##### Dataset content #####
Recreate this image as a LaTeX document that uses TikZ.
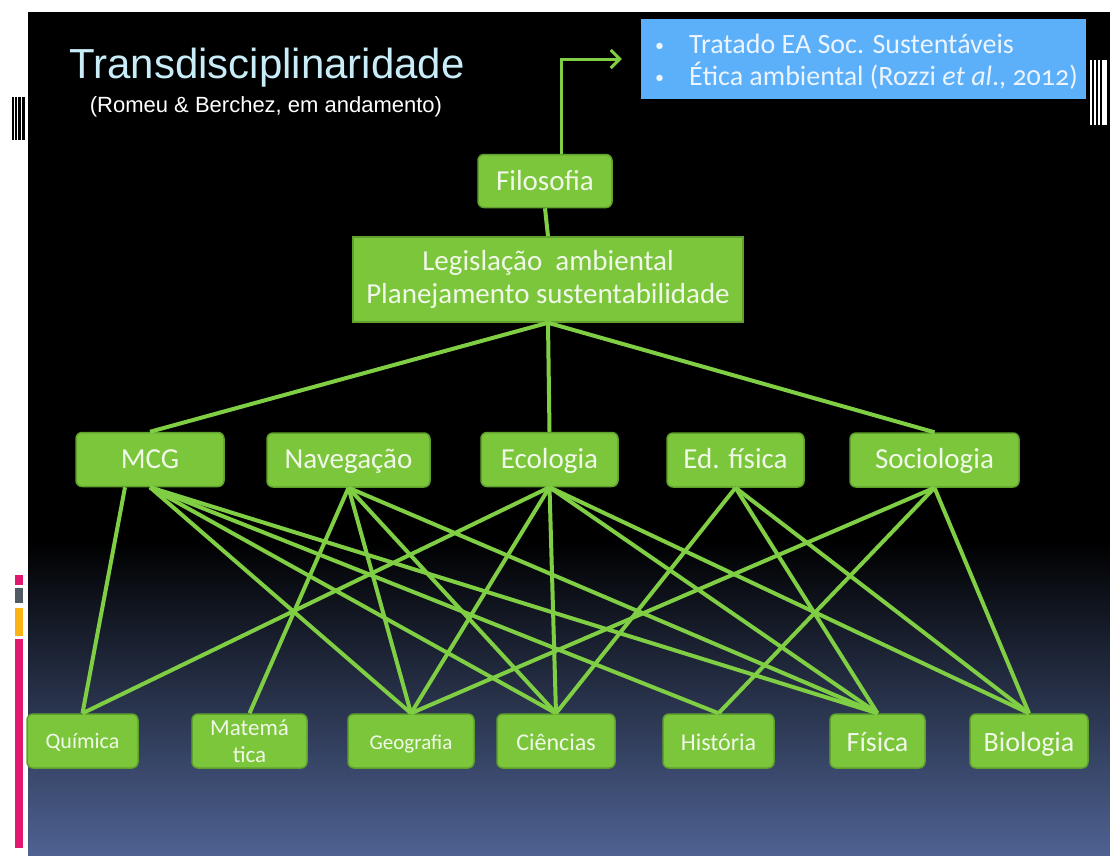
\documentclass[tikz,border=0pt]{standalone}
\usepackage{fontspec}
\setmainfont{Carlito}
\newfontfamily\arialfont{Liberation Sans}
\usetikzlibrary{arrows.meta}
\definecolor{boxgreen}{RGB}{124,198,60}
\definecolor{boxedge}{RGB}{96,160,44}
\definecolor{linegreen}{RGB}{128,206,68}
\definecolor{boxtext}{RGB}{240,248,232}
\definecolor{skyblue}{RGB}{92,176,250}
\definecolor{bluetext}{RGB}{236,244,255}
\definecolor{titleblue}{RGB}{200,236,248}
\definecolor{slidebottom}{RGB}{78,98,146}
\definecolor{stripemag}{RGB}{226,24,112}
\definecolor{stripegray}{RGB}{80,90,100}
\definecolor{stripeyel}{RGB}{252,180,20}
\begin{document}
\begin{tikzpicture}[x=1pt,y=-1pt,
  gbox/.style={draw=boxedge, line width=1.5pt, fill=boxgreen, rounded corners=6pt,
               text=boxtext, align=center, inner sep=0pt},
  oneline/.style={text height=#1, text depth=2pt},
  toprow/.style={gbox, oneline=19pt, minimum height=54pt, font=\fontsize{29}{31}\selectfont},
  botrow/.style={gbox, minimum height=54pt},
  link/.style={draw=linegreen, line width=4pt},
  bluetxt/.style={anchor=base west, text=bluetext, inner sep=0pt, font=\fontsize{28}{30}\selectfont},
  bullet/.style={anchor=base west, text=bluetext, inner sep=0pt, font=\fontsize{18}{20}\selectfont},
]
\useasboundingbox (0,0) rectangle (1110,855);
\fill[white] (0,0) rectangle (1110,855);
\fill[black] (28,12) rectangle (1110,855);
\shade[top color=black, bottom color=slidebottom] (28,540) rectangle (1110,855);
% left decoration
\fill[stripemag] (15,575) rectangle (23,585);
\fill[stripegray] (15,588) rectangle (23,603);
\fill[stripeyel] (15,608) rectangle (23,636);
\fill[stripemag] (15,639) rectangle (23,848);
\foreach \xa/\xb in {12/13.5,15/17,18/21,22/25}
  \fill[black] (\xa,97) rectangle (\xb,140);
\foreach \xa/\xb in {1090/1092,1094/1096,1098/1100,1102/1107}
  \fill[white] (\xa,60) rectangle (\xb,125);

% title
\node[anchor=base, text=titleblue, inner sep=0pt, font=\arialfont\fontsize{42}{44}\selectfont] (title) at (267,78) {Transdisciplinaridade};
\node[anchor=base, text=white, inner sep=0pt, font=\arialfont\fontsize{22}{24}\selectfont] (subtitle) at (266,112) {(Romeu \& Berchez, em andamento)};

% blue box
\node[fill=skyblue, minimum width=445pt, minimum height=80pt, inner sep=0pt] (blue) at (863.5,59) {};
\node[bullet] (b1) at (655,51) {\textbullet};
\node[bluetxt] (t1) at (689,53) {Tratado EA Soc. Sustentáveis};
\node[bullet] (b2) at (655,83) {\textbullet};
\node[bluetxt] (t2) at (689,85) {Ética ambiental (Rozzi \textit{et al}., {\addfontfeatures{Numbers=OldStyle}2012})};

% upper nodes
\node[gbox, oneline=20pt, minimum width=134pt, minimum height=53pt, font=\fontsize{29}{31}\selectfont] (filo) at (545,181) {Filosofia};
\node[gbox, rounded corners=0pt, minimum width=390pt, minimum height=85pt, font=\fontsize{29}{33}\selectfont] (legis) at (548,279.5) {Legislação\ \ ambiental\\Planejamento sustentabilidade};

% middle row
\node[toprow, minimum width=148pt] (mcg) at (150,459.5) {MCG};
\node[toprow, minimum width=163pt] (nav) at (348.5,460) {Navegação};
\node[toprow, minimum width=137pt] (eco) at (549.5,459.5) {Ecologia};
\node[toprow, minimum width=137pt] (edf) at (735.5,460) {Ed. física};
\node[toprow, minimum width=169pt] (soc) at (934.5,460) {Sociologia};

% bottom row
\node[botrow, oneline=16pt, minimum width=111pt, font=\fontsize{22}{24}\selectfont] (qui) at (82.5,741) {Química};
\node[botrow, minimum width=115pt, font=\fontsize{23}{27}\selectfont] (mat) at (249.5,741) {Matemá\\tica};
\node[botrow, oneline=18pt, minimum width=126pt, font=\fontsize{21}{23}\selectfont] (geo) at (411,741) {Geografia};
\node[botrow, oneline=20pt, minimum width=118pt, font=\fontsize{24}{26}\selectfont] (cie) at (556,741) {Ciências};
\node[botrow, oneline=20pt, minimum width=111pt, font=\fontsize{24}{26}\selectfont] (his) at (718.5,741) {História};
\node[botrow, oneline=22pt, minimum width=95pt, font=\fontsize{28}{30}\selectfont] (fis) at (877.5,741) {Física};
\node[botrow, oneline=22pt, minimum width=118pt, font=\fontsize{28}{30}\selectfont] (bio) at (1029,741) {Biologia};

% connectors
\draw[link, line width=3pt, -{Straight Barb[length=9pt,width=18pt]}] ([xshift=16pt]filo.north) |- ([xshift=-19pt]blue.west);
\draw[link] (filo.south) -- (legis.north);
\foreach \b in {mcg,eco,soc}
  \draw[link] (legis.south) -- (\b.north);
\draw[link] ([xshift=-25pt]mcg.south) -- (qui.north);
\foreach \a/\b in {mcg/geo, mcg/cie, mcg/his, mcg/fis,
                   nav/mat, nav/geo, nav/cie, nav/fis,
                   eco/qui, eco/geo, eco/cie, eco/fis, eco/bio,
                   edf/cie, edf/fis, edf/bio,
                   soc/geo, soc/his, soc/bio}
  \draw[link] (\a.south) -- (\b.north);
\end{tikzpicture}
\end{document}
#####
What you are asked to do: Every line is to be duplicated exactly, though pictures stay out.

Expected answer:
Recreate this image as a LaTeX document that uses TikZ.
\documentclass[tikz,border=0pt]{standalone}
\usepackage{fontspec}
\setmainfont{Carlito}
\newfontfamily\arialfont{Liberation Sans}
\usetikzlibrary{arrows.meta}
\definecolor{boxgreen}{RGB}{124,198,60}
\definecolor{boxedge}{RGB}{96,160,44}
\definecolor{linegreen}{RGB}{128,206,68}
\definecolor{boxtext}{RGB}{240,248,232}
\definecolor{skyblue}{RGB}{92,176,250}
\definecolor{bluetext}{RGB}{236,244,255}
\definecolor{titleblue}{RGB}{200,236,248}
\definecolor{slidebottom}{RGB}{78,98,146}
\definecolor{stripemag}{RGB}{226,24,112}
\definecolor{stripegray}{RGB}{80,90,100}
\definecolor{stripeyel}{RGB}{252,180,20}
\begin{document}
\begin{tikzpicture}[x=1pt,y=-1pt,
  gbox/.style={draw=boxedge, line width=1.5pt, fill=boxgreen, rounded corners=6pt,
               text=boxtext, align=center, inner sep=0pt},
  oneline/.style={text height=#1, text depth=2pt},
  toprow/.style={gbox, oneline=19pt, minimum height=54pt, font=\fontsize{29}{31}\selectfont},
  botrow/.style={gbox, minimum height=54pt},
  link/.style={draw=linegreen, line width=4pt},
  bluetxt/.style={anchor=base west, text=bluetext, inner sep=0pt, font=\fontsize{28}{30}\selectfont},
  bullet/.style={anchor=base west, text=bluetext, inner sep=0pt, font=\fontsize{18}{20}\selectfont},
]
\useasboundingbox (0,0) rectangle (1110,855);
\fill[white] (0,0) rectangle (1110,855);
\fill[black] (28,12) rectangle (1110,855);
\shade[top color=black, bottom color=slidebottom] (28,540) rectangle (1110,855);
% left decoration
\fill[stripemag] (15,575) rectangle (23,585);
\fill[stripegray] (15,588) rectangle (23,603);
\fill[stripeyel] (15,608) rectangle (23,636);
\fill[stripemag] (15,639) rectangle (23,848);
\foreach \xa/\xb in {12/13.5,15/17,18/21,22/25}
  \fill[black] (\xa,97) rectangle (\xb,140);
\foreach \xa/\xb in {1090/1092,1094/1096,1098/1100,1102/1107}
  \fill[white] (\xa,60) rectangle (\xb,125);

% title
\node[anchor=base, text=titleblue, inner sep=0pt, font=\arialfont\fontsize{42}{44}\selectfont] (title) at (267,78) {Transdisciplinaridade};
\node[anchor=base, text=white, inner sep=0pt, font=\arialfont\fontsize{22}{24}\selectfont] (subtitle) at (266,112) {(Romeu \& Berchez, em andamento)};

% blue box
\node[fill=skyblue, minimum width=445pt, minimum height=80pt, inner sep=0pt] (blue) at (863.5,59) {};
\node[bullet] (b1) at (655,51) {\textbullet};
\node[bluetxt] (t1) at (689,53) {Tratado EA Soc. Sustentáveis};
\node[bullet] (b2) at (655,83) {\textbullet};
\node[bluetxt] (t2) at (689,85) {Ética ambiental (Rozzi \textit{et al}., {\addfontfeatures{Numbers=OldStyle}2012})};

% upper nodes
\node[gbox, oneline=20pt, minimum width=134pt, minimum height=53pt, font=\fontsize{29}{31}\selectfont] (filo) at (545,181) {Filosofia};
\node[gbox, rounded corners=0pt, minimum width=390pt, minimum height=85pt, font=\fontsize{29}{33}\selectfont] (legis) at (548,279.5) {Legislação\ \ ambiental\\Planejamento sustentabilidade};

% middle row
\node[toprow, minimum width=148pt] (mcg) at (150,459.5) {MCG};
\node[toprow, minimum width=163pt] (nav) at (348.5,460) {Navegação};
\node[toprow, minimum width=137pt] (eco) at (549.5,459.5) {Ecologia};
\node[toprow, minimum width=137pt] (edf) at (735.5,460) {Ed. física};
\node[toprow, minimum width=169pt] (soc) at (934.5,460) {Sociologia};

% bottom row
\node[botrow, oneline=16pt, minimum width=111pt, font=\fontsize{22}{24}\selectfont] (qui) at (82.5,741) {Química};
\node[botrow, minimum width=115pt, font=\fontsize{23}{27}\selectfont] (mat) at (249.5,741) {Matemá\\tica};
\node[botrow, oneline=18pt, minimum width=126pt, font=\fontsize{21}{23}\selectfont] (geo) at (411,741) {Geografia};
\node[botrow, oneline=20pt, minimum width=118pt, font=\fontsize{24}{26}\selectfont] (cie) at (556,741) {Ciências};
\node[botrow, oneline=20pt, minimum width=111pt, font=\fontsize{24}{26}\selectfont] (his) at (718.5,741) {História};
\node[botrow, oneline=22pt, minimum width=95pt, font=\fontsize{28}{30}\selectfont] (fis) at (877.5,741) {Física};
\node[botrow, oneline=22pt, minimum width=118pt, font=\fontsize{28}{30}\selectfont] (bio) at (1029,741) {Biologia};

% connectors
\draw[link, line width=3pt, -{Straight Barb[length=9pt,width=18pt]}] ([xshift=16pt]filo.north) |- ([xshift=-19pt]blue.west);
\draw[link] (filo.south) -- (legis.north);
\foreach \b in {mcg,eco,soc}
  \draw[link] (legis.south) -- (\b.north);
\draw[link] ([xshift=-25pt]mcg.south) -- (qui.north);
\foreach \a/\b in {mcg/geo, mcg/cie, mcg/his, mcg/fis,
                   nav/mat, nav/geo, nav/cie, nav/fis,
                   eco/qui, eco/geo, eco/cie, eco/fis, eco/bio,
                   edf/cie, edf/fis, edf/bio,
                   soc/geo, soc/his, soc/bio}
  \draw[link] (\a.south) -- (\b.north);
\end{tikzpicture}
\end{document}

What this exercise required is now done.